When the Orchard Dances Ceased, upcoming premiere by Curt Cacioppo
One of the most haunting compositions I heard last season was Curt Cacioppo’s Lenape Refrains, a large-scale orchestral work premiered by the Philadelphia Classical Symphony, Karl Middleman, artistic director. Refrains is a deceptively mild term for this eight-movement work, which depicts the celebration, dances, and fate of the Lenape people, who are native to the Philadelphia region.
From a musical standpoint, the piece convinces because of its structural integrity, but it also captivates because of its striking use of Native American rhythms, chanting by the orchestra musicians, solo singing, and Native American instruments. One instrument in particular, the corn husk rattle, caught my ear.
I asked Curt Cacioppo if it was difficult to come by such an instrument.
“No. I got it at Trader Joe’s,” he replied with his usual frank nonchalance.
He explained that an actual corn husk rattle would be too delicate to project in a concert hall, so he constructed his own more durable version, using strips of paper bags from the popular grocery store. Recently, he was kind enough to show me this unique instrument up close. I admired his ingenious use of the aforementioned brown paper strips, broom handle, rubber chair feet, and metal washer. The sound this modern instrument produces is surprisingly terrifying.
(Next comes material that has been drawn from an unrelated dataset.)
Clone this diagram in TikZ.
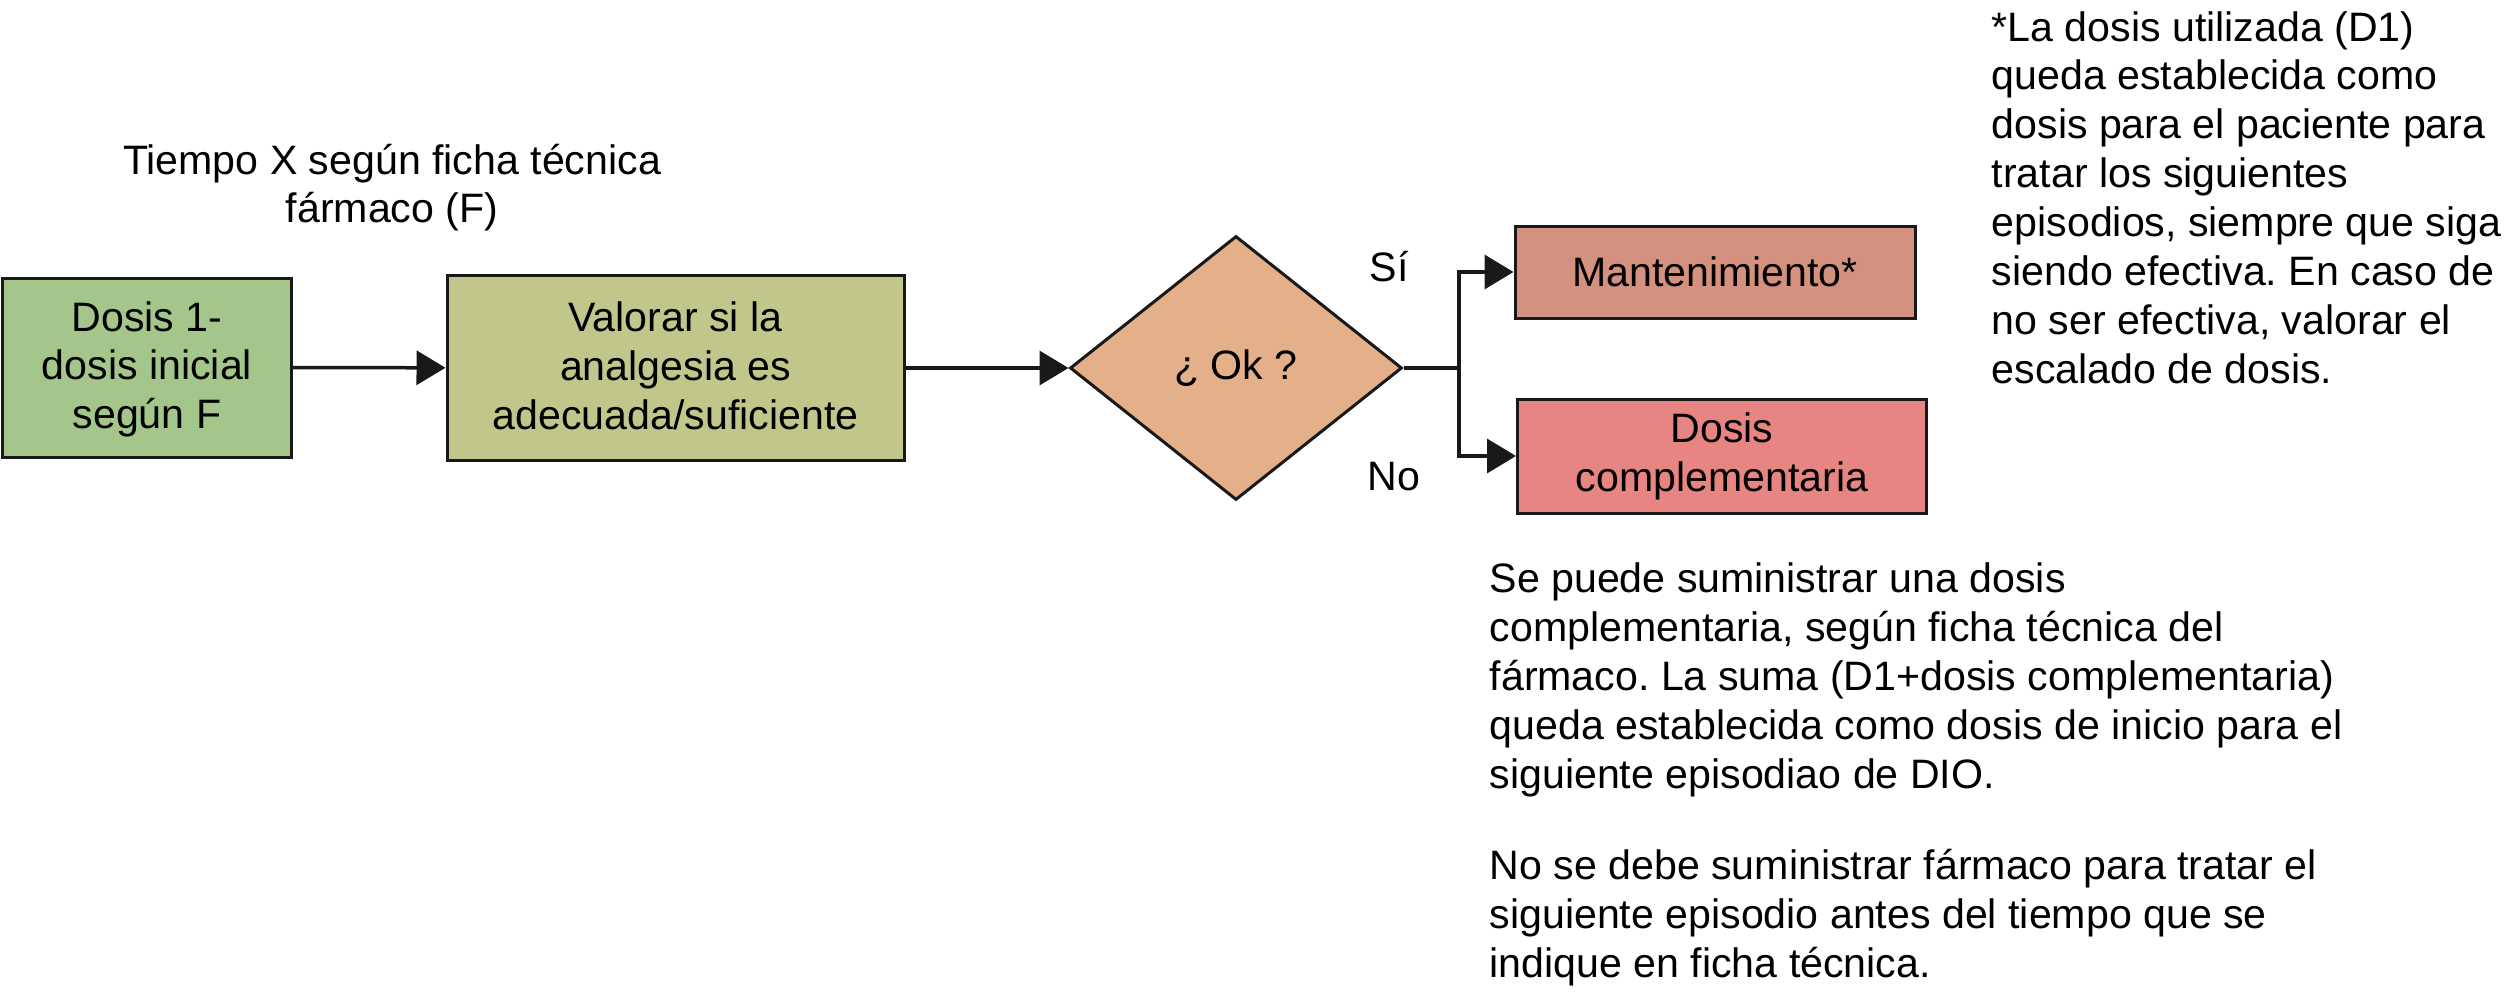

Happily, it will be heard again on November 30 at Zankel Hall at Carnegie Hall in New York City, in a new piece by Cacioppo called When the Orchard Dances Ceased, The American Composers Orchestra, Stefan Lano conducting. Besides the corn husk rattle, a Navajo water drum (filled with water to dampen its leather head and tapped by deerskin-covered mallets at different points to produce different pitches) and a beautiful large drum from Taos Pueblo will help the orchestra describe, in musical narrative, the scorched earth campaign by the U.S. Army against the Navajo people in Canyon de Chelly.
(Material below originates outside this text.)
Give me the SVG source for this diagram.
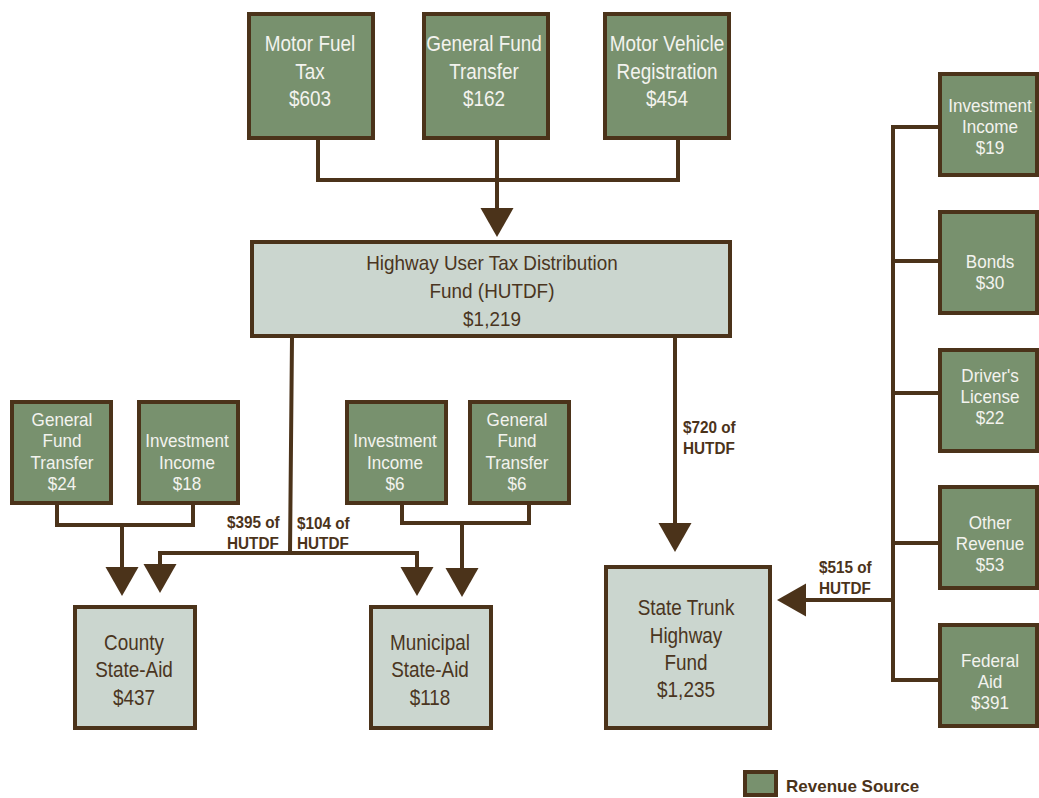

Tragedy weaves itself prominently and necessarily into the tapestry of both these compositions, but both also end on a redemptive note, symbolized by potent images from nature. In the case of When the Orchard Dances Ceased, peace comes in the remembrance of the peach orchards planted by the Navajo in Canyon de Chelly where their dances of celebration and life took place. In Lenape Refrains, peace is symbolized by the depiction of the magnificent elm tree under which William Penn signed a treaty with the Lenape in 1682. A scion of this same tree, one of the only remaining large elms in America, stands on the Haverford College campus, where I teach. One enormous branch descends and rests against the earth, and then, undaunted, reaches up toward heaven.
I’m looking forward to hearing the premiere of When the Orchard Dances Ceased. I think the spirits will be listening, too.